Paralelamente a isso tudo, não muito distante, outro segmento social, menos numeroso e mais feliz da vida, morre de rir disso. Nunca trabalhou, nem tem uma profissão de verdade. Vive de trambiques, espertezas e safadezas, dentro ou fora do governo, mas sempre sob os auspícios do dinheiro público. É o pessoal que tem motorista particular ou dirige os seus próprios carros importados, mora em zona nobre, almoça em restaurante estrelado, bebe um bom malte escocês de 18 anos ou vinho da melhor safra, tem os filhos nas escolas internacionais, vive na ponte-aérea Rio-Paris, São Paulo-Nova York e Curitiba-Miami, e, se ficar doente, procura tratamento em São Paulo, no Sírio-Libanês ou no Albert Einstein. Nunca produziu nada em benefício da sociedade e nada fez pelo Brasil; apenas se vale dele. Mas é importante e está rico, talvez por isso mesmo. Amealha em um único “negócio” o que o sujeito da outra turma não consegue ganhar em um ano de trabalho duro. Bate ponto nas colunas sociais, recheia as revistas de celebridades e é recebido com tapete vermelho nos palácios de Brasília e nos ágapes do Paraná e do Brasil. Não paga impostos, é claro, porque era só o que faltava. Afinal, é ele que dá brilho ao país.

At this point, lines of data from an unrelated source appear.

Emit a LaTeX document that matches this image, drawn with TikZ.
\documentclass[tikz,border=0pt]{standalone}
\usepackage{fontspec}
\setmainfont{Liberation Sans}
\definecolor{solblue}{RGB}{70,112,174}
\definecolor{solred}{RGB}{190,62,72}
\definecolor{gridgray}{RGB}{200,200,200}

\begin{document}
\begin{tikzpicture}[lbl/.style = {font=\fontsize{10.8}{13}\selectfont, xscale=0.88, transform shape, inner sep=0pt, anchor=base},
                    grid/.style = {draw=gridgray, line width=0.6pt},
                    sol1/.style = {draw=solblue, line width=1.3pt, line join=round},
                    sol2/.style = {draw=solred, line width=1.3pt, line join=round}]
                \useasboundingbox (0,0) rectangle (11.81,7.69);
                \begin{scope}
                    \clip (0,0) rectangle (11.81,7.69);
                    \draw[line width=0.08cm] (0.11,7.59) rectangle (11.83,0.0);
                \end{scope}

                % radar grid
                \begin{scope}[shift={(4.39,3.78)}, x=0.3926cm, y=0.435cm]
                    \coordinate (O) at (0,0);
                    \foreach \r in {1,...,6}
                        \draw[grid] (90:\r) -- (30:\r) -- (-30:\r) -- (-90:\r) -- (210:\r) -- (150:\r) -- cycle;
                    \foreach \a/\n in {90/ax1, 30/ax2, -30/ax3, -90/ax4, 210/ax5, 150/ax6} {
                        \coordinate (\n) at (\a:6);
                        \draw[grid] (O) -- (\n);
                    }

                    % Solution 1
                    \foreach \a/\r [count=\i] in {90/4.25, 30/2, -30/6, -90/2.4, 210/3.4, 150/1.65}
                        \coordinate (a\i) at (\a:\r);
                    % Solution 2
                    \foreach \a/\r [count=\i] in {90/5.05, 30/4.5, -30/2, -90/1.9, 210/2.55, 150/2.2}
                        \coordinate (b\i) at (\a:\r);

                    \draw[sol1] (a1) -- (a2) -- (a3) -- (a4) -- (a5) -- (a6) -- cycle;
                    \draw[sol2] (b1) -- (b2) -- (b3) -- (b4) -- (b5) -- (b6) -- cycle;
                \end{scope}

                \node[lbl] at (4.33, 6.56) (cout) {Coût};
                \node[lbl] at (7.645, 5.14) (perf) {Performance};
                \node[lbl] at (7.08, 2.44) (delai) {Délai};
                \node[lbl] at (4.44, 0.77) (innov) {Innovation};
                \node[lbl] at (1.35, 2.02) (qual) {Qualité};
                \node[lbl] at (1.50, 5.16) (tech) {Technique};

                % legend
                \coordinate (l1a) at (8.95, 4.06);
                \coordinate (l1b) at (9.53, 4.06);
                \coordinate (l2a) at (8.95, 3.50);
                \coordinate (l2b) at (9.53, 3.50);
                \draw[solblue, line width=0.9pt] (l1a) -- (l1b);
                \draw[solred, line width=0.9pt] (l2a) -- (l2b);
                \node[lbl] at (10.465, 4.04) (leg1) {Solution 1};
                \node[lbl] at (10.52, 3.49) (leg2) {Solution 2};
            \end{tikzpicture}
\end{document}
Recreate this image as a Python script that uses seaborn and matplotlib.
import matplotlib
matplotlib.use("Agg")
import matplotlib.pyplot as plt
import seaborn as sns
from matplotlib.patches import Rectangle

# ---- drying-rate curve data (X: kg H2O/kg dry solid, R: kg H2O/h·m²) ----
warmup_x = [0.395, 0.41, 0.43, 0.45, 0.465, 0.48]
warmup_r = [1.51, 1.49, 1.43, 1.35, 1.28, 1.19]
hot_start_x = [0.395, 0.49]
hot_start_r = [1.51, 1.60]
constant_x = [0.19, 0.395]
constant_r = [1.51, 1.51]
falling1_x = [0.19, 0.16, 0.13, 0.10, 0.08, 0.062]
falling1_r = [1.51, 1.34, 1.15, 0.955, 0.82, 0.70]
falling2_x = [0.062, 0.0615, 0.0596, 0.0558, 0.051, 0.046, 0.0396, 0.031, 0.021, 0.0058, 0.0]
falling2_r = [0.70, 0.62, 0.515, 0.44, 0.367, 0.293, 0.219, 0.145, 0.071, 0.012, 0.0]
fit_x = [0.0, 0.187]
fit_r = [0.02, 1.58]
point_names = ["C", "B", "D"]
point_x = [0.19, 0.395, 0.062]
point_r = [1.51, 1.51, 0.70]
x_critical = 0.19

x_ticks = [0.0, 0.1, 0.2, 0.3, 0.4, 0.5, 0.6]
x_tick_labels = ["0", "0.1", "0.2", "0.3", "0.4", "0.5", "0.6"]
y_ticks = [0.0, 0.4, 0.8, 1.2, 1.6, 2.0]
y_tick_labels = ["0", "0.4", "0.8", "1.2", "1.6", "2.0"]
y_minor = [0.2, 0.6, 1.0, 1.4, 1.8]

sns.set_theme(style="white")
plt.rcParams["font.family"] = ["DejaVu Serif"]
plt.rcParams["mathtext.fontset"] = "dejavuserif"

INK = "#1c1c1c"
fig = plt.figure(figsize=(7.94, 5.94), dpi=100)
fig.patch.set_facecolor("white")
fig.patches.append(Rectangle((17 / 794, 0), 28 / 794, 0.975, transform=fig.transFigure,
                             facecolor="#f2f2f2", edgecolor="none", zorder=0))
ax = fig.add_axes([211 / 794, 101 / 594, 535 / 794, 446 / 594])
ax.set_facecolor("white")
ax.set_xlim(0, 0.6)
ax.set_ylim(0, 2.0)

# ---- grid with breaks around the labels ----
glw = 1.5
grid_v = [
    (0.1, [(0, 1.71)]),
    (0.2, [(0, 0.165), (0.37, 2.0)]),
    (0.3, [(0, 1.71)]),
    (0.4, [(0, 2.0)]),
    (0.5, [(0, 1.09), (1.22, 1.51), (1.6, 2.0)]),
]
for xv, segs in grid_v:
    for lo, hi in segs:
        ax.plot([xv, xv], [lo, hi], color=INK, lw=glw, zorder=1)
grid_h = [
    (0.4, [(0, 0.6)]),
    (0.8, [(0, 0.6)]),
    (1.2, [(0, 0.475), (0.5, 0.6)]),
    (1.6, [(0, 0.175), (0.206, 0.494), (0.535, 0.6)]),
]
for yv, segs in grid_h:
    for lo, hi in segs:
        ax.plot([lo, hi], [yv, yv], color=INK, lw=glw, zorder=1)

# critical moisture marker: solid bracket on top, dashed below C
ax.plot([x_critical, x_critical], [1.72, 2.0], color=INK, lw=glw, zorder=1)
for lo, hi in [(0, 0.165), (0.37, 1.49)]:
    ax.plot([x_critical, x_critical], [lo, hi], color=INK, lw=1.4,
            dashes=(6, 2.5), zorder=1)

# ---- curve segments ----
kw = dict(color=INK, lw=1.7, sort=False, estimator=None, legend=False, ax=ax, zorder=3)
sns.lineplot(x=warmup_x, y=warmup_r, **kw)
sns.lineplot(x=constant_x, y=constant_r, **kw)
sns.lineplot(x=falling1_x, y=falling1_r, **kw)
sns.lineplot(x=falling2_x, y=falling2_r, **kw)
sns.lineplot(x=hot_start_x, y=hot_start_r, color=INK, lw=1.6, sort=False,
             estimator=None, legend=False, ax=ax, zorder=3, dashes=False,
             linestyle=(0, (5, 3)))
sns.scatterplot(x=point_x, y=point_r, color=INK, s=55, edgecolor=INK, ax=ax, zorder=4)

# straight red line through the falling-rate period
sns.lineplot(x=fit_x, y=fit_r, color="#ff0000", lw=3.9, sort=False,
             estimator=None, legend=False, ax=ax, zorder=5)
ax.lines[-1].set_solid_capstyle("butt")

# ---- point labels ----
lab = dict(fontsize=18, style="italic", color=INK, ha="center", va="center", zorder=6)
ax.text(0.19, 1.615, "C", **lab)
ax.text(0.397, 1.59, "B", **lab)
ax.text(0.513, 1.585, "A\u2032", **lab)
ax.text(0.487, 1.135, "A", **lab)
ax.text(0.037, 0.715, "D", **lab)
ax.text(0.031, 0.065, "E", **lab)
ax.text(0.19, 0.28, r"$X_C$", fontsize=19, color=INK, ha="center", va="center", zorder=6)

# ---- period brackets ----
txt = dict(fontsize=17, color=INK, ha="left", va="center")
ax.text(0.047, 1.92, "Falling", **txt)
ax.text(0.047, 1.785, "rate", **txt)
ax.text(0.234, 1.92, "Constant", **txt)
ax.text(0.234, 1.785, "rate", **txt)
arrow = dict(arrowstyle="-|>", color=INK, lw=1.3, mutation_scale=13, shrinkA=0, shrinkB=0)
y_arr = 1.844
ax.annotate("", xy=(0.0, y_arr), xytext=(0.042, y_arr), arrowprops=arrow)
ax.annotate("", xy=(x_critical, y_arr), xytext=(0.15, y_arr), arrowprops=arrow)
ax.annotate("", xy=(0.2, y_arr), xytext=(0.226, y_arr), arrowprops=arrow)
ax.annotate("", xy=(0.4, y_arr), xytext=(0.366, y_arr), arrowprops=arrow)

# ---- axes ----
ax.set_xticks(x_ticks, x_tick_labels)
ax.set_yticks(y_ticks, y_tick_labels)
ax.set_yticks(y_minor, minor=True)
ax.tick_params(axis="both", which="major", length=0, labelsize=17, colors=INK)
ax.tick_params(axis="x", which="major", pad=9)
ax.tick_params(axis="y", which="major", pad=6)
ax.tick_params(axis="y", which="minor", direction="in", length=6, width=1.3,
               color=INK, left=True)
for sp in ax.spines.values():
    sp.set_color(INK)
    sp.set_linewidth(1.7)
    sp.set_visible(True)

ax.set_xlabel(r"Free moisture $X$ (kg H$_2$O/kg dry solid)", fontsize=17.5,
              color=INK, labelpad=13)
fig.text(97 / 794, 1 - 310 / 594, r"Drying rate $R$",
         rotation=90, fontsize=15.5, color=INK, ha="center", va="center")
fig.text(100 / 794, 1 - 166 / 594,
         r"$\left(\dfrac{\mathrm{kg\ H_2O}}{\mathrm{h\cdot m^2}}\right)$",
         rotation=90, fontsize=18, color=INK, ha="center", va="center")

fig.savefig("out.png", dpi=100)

Em quantidade, é uma minoria dentro da nação, mas conhece o caminho das pedras, tem intimidade com o poder ou serve-se dele. E vai para frente, progride na vida. Sabe o leitor por quê? Porque a safadeza, a esperteza, a corrupção, a falta de caráter e de compostura, a falta de ética, a indecência, a violência, a ociosidade e a malandragem compensam no Brasil. Hoje mais do que nunca.

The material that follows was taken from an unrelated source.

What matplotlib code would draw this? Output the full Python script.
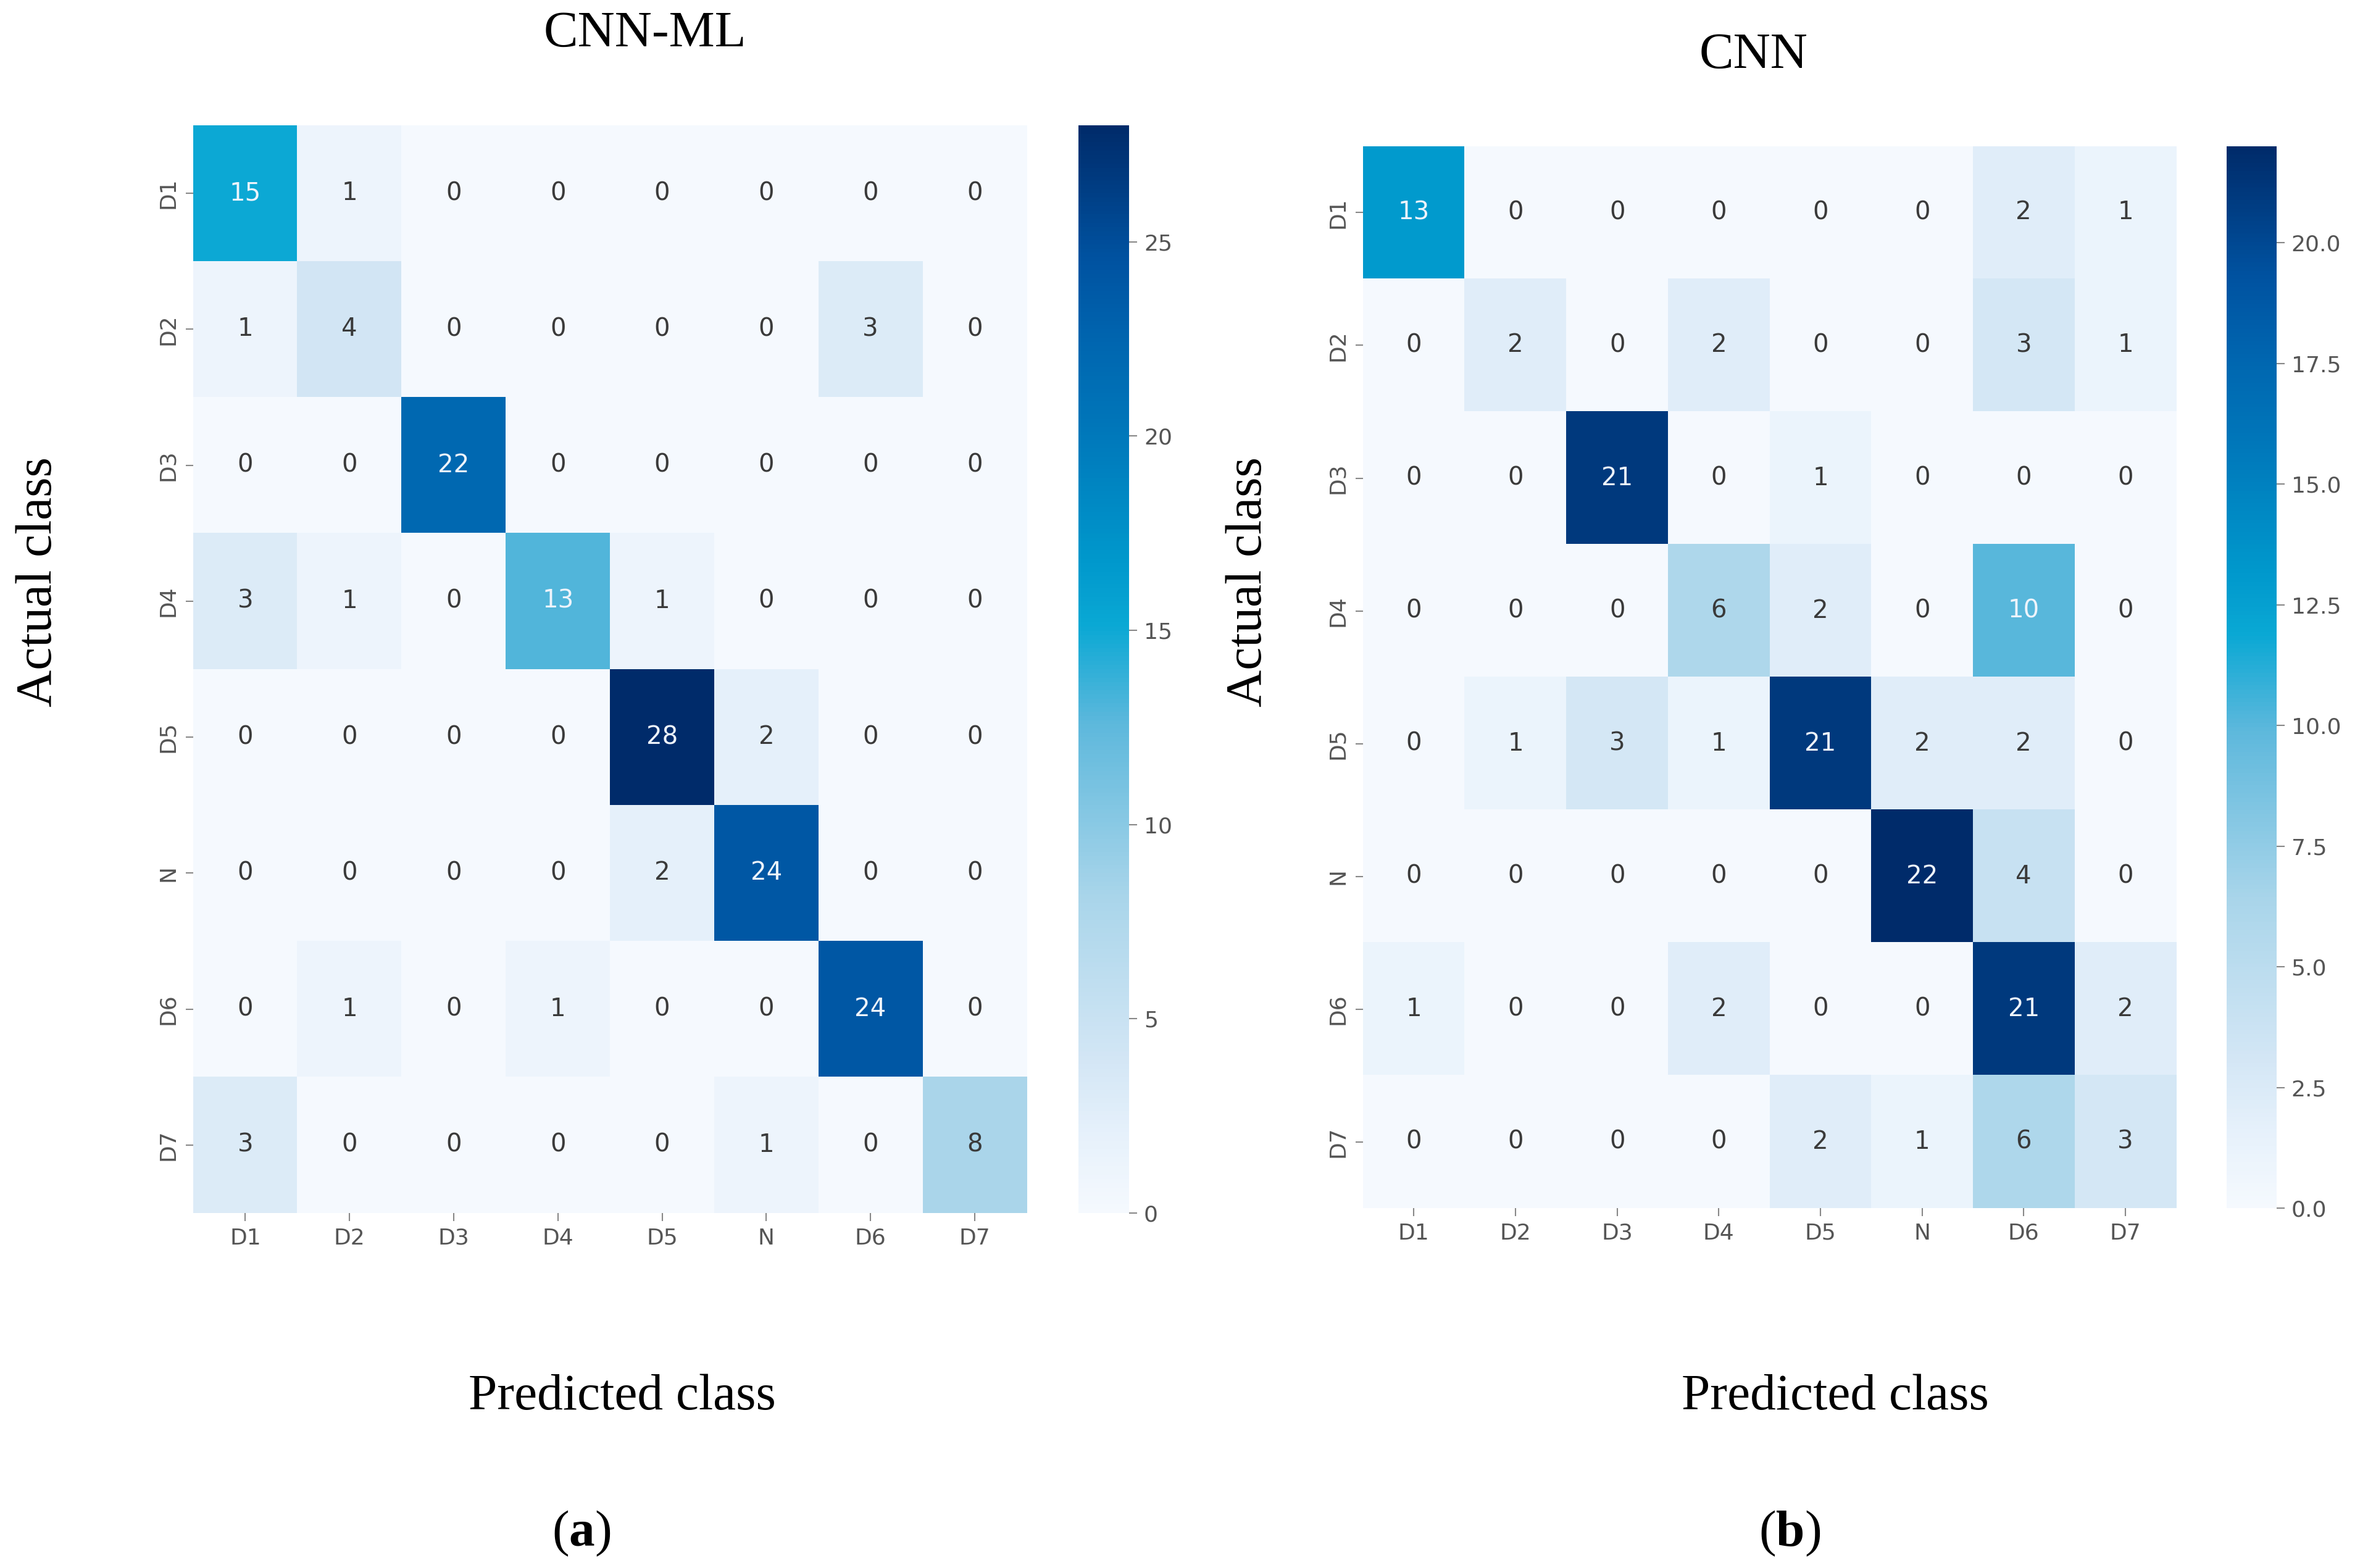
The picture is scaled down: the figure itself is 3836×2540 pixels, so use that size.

Na minha idade, não tenho mais esperança na mudança do cenário. Ao contrário, tudo indica que ele continuará dessa forma maldita. E em expansão.

Como brasileiros, que querem bem o Brasil, apesar de tudo, resta-nos apenas um consolo: a lição do saudoso e querido Rubem Alves, para quem “perdida uma esperança, outra nasce em seu lugar. Como o capim que brota sob a primeira chuva, depois da devastação da queimada…”. Oxalá!